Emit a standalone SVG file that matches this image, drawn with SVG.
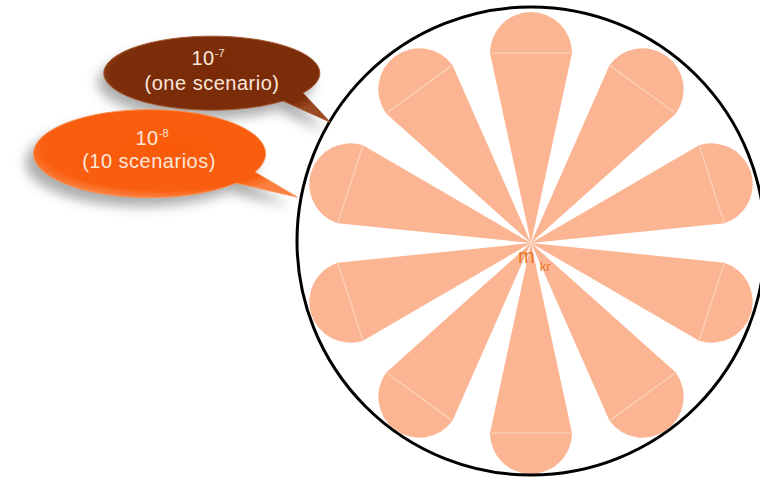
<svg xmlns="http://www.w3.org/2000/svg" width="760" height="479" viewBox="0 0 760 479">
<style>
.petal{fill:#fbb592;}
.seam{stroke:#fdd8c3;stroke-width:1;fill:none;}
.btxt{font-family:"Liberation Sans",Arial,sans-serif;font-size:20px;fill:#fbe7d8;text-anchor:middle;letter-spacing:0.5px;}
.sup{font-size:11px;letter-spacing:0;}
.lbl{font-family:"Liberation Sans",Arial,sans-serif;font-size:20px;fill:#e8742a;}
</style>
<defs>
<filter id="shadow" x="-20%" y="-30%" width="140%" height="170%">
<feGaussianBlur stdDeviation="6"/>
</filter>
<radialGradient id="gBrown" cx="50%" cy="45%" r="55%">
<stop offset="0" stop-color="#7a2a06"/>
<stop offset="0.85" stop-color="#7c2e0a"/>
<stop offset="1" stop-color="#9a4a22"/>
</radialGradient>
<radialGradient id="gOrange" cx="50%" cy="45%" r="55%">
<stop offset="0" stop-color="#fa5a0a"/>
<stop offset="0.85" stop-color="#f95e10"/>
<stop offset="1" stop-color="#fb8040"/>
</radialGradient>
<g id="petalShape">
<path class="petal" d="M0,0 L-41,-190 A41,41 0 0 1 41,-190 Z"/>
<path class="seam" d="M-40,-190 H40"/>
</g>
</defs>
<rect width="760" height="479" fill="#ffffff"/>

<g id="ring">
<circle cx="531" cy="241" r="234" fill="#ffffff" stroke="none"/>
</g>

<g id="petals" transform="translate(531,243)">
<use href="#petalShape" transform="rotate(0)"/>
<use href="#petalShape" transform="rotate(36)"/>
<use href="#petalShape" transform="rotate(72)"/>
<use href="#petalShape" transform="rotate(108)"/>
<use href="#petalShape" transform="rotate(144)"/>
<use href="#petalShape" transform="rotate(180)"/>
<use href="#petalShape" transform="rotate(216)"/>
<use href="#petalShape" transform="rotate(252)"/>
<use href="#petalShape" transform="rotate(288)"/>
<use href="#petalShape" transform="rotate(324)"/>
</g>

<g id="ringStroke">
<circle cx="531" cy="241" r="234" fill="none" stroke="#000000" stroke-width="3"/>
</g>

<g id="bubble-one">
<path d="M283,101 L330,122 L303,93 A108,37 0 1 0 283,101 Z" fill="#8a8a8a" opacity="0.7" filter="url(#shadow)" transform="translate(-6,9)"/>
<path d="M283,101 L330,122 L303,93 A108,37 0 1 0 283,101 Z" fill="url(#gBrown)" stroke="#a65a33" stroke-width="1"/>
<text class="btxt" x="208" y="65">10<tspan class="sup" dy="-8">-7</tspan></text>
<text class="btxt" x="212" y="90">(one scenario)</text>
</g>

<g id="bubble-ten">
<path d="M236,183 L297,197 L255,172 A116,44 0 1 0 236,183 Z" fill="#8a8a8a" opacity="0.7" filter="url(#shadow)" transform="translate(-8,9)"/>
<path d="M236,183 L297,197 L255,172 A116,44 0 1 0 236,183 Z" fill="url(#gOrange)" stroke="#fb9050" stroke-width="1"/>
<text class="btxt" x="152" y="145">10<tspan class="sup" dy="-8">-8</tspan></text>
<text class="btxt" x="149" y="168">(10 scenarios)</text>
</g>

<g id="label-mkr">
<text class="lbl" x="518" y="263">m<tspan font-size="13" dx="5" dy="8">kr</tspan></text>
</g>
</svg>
..............................
Prompt: Every line of the data above should be quoted exactly. Omit the pictures.

Problem solution:
Emit a standalone SVG file that matches this image, drawn with SVG.
<svg xmlns="http://www.w3.org/2000/svg" width="760" height="479" viewBox="0 0 760 479">
<style>
.petal{fill:#fbb592;}
.seam{stroke:#fdd8c3;stroke-width:1;fill:none;}
.btxt{font-family:"Liberation Sans",Arial,sans-serif;font-size:20px;fill:#fbe7d8;text-anchor:middle;letter-spacing:0.5px;}
.sup{font-size:11px;letter-spacing:0;}
.lbl{font-family:"Liberation Sans",Arial,sans-serif;font-size:20px;fill:#e8742a;}
</style>
<defs>
<filter id="shadow" x="-20%" y="-30%" width="140%" height="170%">
<feGaussianBlur stdDeviation="6"/>
</filter>
<radialGradient id="gBrown" cx="50%" cy="45%" r="55%">
<stop offset="0" stop-color="#7a2a06"/>
<stop offset="0.85" stop-color="#7c2e0a"/>
<stop offset="1" stop-color="#9a4a22"/>
</radialGradient>
<radialGradient id="gOrange" cx="50%" cy="45%" r="55%">
<stop offset="0" stop-color="#fa5a0a"/>
<stop offset="0.85" stop-color="#f95e10"/>
<stop offset="1" stop-color="#fb8040"/>
</radialGradient>
<g id="petalShape">
<path class="petal" d="M0,0 L-41,-190 A41,41 0 0 1 41,-190 Z"/>
<path class="seam" d="M-40,-190 H40"/>
</g>
</defs>
<rect width="760" height="479" fill="#ffffff"/>

<g id="ring">
<circle cx="531" cy="241" r="234" fill="#ffffff" stroke="none"/>
</g>

<g id="petals" transform="translate(531,243)">
<use href="#petalShape" transform="rotate(0)"/>
<use href="#petalShape" transform="rotate(36)"/>
<use href="#petalShape" transform="rotate(72)"/>
<use href="#petalShape" transform="rotate(108)"/>
<use href="#petalShape" transform="rotate(144)"/>
<use href="#petalShape" transform="rotate(180)"/>
<use href="#petalShape" transform="rotate(216)"/>
<use href="#petalShape" transform="rotate(252)"/>
<use href="#petalShape" transform="rotate(288)"/>
<use href="#petalShape" transform="rotate(324)"/>
</g>

<g id="ringStroke">
<circle cx="531" cy="241" r="234" fill="none" stroke="#000000" stroke-width="3"/>
</g>

<g id="bubble-one">
<path d="M283,101 L330,122 L303,93 A108,37 0 1 0 283,101 Z" fill="#8a8a8a" opacity="0.7" filter="url(#shadow)" transform="translate(-6,9)"/>
<path d="M283,101 L330,122 L303,93 A108,37 0 1 0 283,101 Z" fill="url(#gBrown)" stroke="#a65a33" stroke-width="1"/>
<text class="btxt" x="208" y="65">10<tspan class="sup" dy="-8">-7</tspan></text>
<text class="btxt" x="212" y="90">(one scenario)</text>
</g>

<g id="bubble-ten">
<path d="M236,183 L297,197 L255,172 A116,44 0 1 0 236,183 Z" fill="#8a8a8a" opacity="0.7" filter="url(#shadow)" transform="translate(-8,9)"/>
<path d="M236,183 L297,197 L255,172 A116,44 0 1 0 236,183 Z" fill="url(#gOrange)" stroke="#fb9050" stroke-width="1"/>
<text class="btxt" x="152" y="145">10<tspan class="sup" dy="-8">-8</tspan></text>
<text class="btxt" x="149" y="168">(10 scenarios)</text>
</g>

<g id="label-mkr">
<text class="lbl" x="518" y="263">m<tspan font-size="13" dx="5" dy="8">kr</tspan></text>
</g>
</svg>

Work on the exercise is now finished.